Race-baiting in Michigan

10/27/2002

Michigan is a state divided both by geography and politics. It has the upper and lower peninsulas, plus Democrats in Detroit versus Republicans virtually everywhere else.

So it was no particular surprise that Richard Posthumus, the Republican candidate for governor, would try to defeat Democrat Jennifer Granholm by running against not just her but the state's largest city and its majority black population.

This racially charged tactic has worked with varying degrees of success for the GOP over the years.

John Engler, the conservative outgoing governor, engineered a state takeover of the long-troubled Detroit public school system while tolerating similar problems in majority white districts outstate.
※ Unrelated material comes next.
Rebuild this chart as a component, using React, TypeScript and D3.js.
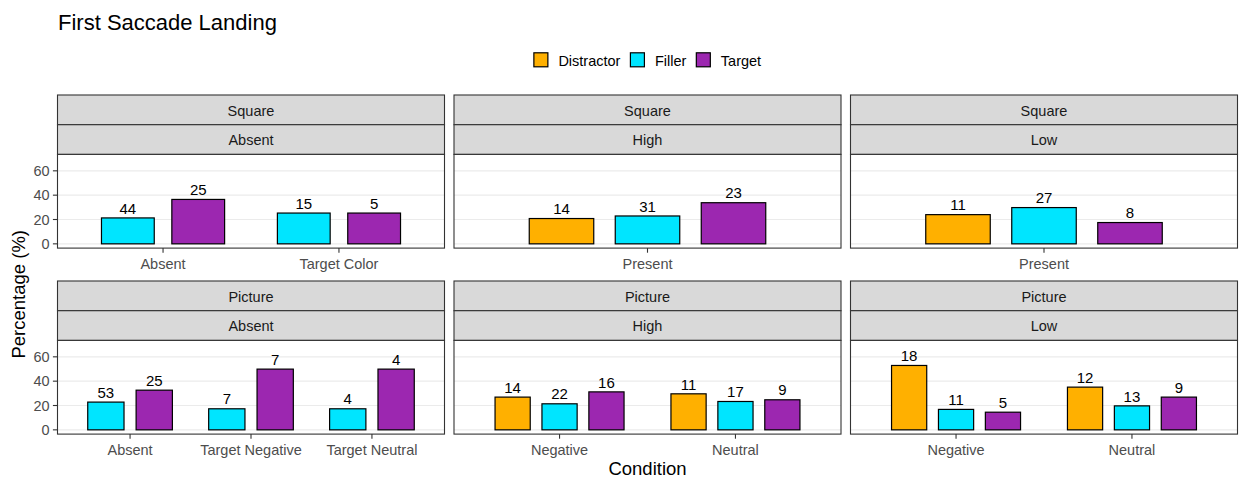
import React from "react";
import * as d3 from "d3";

// Facet layout
const shapes = ["Square", "Picture"];
const saliences = ["Absent", "High", "Low"];
const groups = ["Distractor", "Filler", "Target"];
const groupColors = ["#FFB000", "#00E5FF", "#9C27B0"];
const yTicks = [0, 20, 40, 60];

// Long-format columns: one entry per bar
const rowShape = [
  "Square", "Square", "Square", "Square",
  "Square", "Square", "Square",
  "Square", "Square", "Square",
  "Picture", "Picture", "Picture", "Picture", "Picture", "Picture",
  "Picture", "Picture", "Picture", "Picture", "Picture", "Picture",
  "Picture", "Picture", "Picture", "Picture", "Picture", "Picture",
];
const rowSalience = [
  "Absent", "Absent", "Absent", "Absent",
  "High", "High", "High",
  "Low", "Low", "Low",
  "Absent", "Absent", "Absent", "Absent", "Absent", "Absent",
  "High", "High", "High", "High", "High", "High",
  "Low", "Low", "Low", "Low", "Low", "Low",
];
const rowCondition = [
  "Absent", "Absent", "Target Color", "Target Color",
  "Present", "Present", "Present",
  "Present", "Present", "Present",
  "Absent", "Absent", "Target Negative", "Target Negative", "Target Neutral", "Target Neutral",
  "Negative", "Negative", "Negative", "Neutral", "Neutral", "Neutral",
  "Negative", "Negative", "Negative", "Neutral", "Neutral", "Neutral",
];
const rowGroup = [
  "Filler", "Target", "Filler", "Target",
  "Distractor", "Filler", "Target",
  "Distractor", "Filler", "Target",
  "Filler", "Target", "Filler", "Target", "Filler", "Target",
  "Distractor", "Filler", "Target", "Distractor", "Filler", "Target",
  "Distractor", "Filler", "Target", "Distractor", "Filler", "Target",
];
const rowPercent = [
  21.3, 36.5, 25.3, 25.3,
  20.8, 22.9, 33.8,
  24.0, 29.8, 17.5,
  22.8, 32.6, 17.3, 49.9, 17.3, 49.9,
  26.9, 21.4, 31.2, 29.6, 23.3, 24.7,
  52.9, 16.8, 14.5, 35.1, 19.7, 26.9,
];
const rowCount = [
  44, 25, 15, 5,
  14, 31, 23,
  11, 27, 8,
  53, 25, 7, 7, 4, 4,
  14, 22, 16, 11, 17, 9,
  18, 11, 5, 12, 13, 9,
];

const FONT = "'Liberation Sans', Arial, sans-serif";
const W = 1239;
const H = 479;
const panelLeft = 57.5;
const panelW = 387;
const panelGap = 9.5;
const stripH = 29.7;
const rowTops = [95, 281];
const panelH = 93.7;

const color = d3.scaleOrdinal<string, string>().domain(groups).range(groupColors);

function measure(text: string, size: number): number {
  const ctx = document.createElement("canvas").getContext("2d");
  if (!ctx) return text.length * size * 0.5;
  ctx.font = `${size}px 'Liberation Sans', Arial`;
  return ctx.measureText(text).width;
}

function Panel({ shape, salience, col, row }: { shape: string; salience: string; col: number; row: number }) {
  const x0 = panelLeft + col * (panelW + panelGap);
  const top = rowTops[row];
  const py0 = top + 2 * stripH;
  const py1 = py0 + panelH;

  const idx = d3.range(rowShape.length).filter(
    (i) => rowShape[i] === shape && rowSalience[i] === salience
  );
  const conditions = Array.from(new Set(idx.map((i) => rowCondition[i])));
  const present = groups.filter((g) => idx.some((i) => rowGroup[i] === g));

  const x = d3.scalePoint<string>().domain(conditions).range([x0, x0 + panelW]).padding(0.6);
  const step = conditions.length > 1 ? x.step() : panelW / 1.2;
  const k = present.length;
  const barW = (0.6 / k) * step;
  const dodge = (0.8 / k) * step;

  const y = d3.scaleLinear().domain([-3.5, 73.5]).range([py1, py0]);

  return (
    <g>
      {/* strips */}
      {[shape, salience].map((label, j) => (
        <g key={j}>
          <rect
            x={x0}
            y={top + j * stripH}
            width={panelW}
            height={stripH}
            fill="#d9d9d9"
            stroke="#333333"
            strokeWidth={1.1}
          />
          <text
            x={x0 + panelW / 2}
            y={top + j * stripH + stripH / 2 + 5.8}
            textAnchor="middle"
            fontSize={14.5}
            fill="#1a1a1a"
          >
            {label}
          </text>
        </g>
      ))}
      {/* panel background and grid */}
      <rect x={x0} y={py0} width={panelW} height={panelH} fill="#ffffff" />
      {yTicks.map((t) => (
        <line key={t} x1={x0} x2={x0 + panelW} y1={y(t)} y2={y(t)} stroke="#ebebeb" strokeWidth={1.1} />
      ))}
      {/* bars */}
      {idx.map((i) => {
        const gi = present.indexOf(rowGroup[i]);
        const cx = (x(rowCondition[i]) as number) + (gi - (k - 1) / 2) * dodge;
        return (
          <g key={i}>
            <rect
              x={cx - barW / 2}
              y={y(rowPercent[i])}
              width={barW}
              height={y(0) - y(rowPercent[i])}
              fill={color(rowGroup[i])}
              stroke="#000000"
              strokeWidth={1.2}
            />
            <text x={cx} y={y(rowPercent[i]) - 4.3} textAnchor="middle" fontSize={15} fill="#000000">
              {rowCount[i]}
            </text>
          </g>
        );
      })}
      {/* panel border */}
      <rect x={x0} y={py0} width={panelW} height={panelH} fill="none" stroke="#333333" strokeWidth={1.1} />
      {/* x axis */}
      {conditions.map((c) => (
        <g key={c}>
          <line x1={x(c)} x2={x(c)} y1={py1} y2={py1 + 4.6} stroke="#333333" strokeWidth={1.1} />
          <text x={x(c)} y={py1 + 21} textAnchor="middle" fontSize={14.5} fill="#4d4d4d">
            {c}
          </text>
        </g>
      ))}
      {/* y axis on the first column */}
      {col === 0 &&
        yTicks.map((t) => (
          <g key={t}>
            <line x1={x0 - 4.6} x2={x0} y1={y(t)} y2={y(t)} stroke="#333333" strokeWidth={1.1} />
            <text x={x0 - 7.8} y={y(t) + 5.2} textAnchor="end" fontSize={14.5} fill="#4d4d4d">
              {t}
            </text>
          </g>
        ))}
    </g>
  );
}

function Legend() {
  const size = 14.5;
  const key = 14;
  const keyGap = 10.5;
  const itemGap = 10;
  const widths = groups.map((g) => measure(g, size));
  const total = d3.sum(widths) + groups.length * (key + keyGap) + (groups.length - 1) * itemGap;
  const centre = panelLeft + (3 * panelW + 2 * panelGap) / 2;
  let cursor = centre - total / 2;
  const items = groups.map((g, i) => {
    const item = { g, x: cursor, w: widths[i] };
    cursor += key + keyGap + widths[i] + itemGap;
    return item;
  });
  return (
    <g>
      {items.map((it) => (
        <g key={it.g}>
          <rect x={it.x} y={52.8} width={key} height={key} fill={color(it.g)} stroke="#000000" strokeWidth={1.2} />
          <text x={it.x + key + keyGap} y={66.3} fontSize={size} fill="#000000">
            {it.g}
          </text>
        </g>
      ))}
    </g>
  );
}

export default function App() {
  const plotMidY = (rowTops[0] + 2 * stripH + rowTops[1] + 2 * stripH + panelH) / 2;
  return (
    <svg
      width={W}
      height={H}
      style={{ position: "absolute", left: 0, top: 0, background: "#ffffff" }}
      fontFamily={FONT}
    >
      <rect width={W} height={H} fill="#ffffff" />
      <text x={58} y={29.5} fontSize={22} fill="#000000">
        First Saccade Landing
      </text>
      <Legend />
      {shapes.map((s, r) =>
        saliences.map((sal, c) => <Panel key={`${s}-${sal}`} shape={s} salience={sal} col={c} row={r} />)
      )}
      <text
        transform={`translate(24.5, ${plotMidY}) rotate(-90)`}
        textAnchor="middle"
        fontSize={18.5}
        fill="#000000"
      >
        Percentage (%)
      </text>
      <text x={panelLeft + (3 * panelW + 2 * panelGap) / 2} y={474.5} textAnchor="middle" fontSize={18.5} fill="#000000">
        Condition
      </text>
    </svg>
  );
}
Several weeks ago, Mr. Posthumus, Mr. Engler's even-farther-to-the-right lieutenant governor, played the race card with television ads that portrayed Ms. Granholm, the state attorney general, as subservient to Detroit interests.

The ads featured a memo to Ms. Granholm, written but never actually sent, by Detroit Mayor Kwame Kilpatrick, which supposedly demanded all sorts of gubernatorial appointments for blacks in return for a big turnout Nov. 5.

But the ploy has backfired, as Michigan's respected former Republican governor, William Milliken, has spoken up to denounce the ads as “morally wrong and politically stupid.”

“The race-baiting theme in television ads and campaign materials pitting Detroit and our state against one another, not to mention some gross distortion of facts, is outrageous,” Mr. Milliken declared.

That's a fair comment, one that should be taken to heart, from a political moderate who served from 1969 to 1982 and is regarded by many as Michigan's best chief executive.

The Posthumus ad certainly won't be the last of its divisive ilk, but it is long past time - in Michigan and everywhere else in politics - to call a halt to this sort of blatant pandering to racist fears.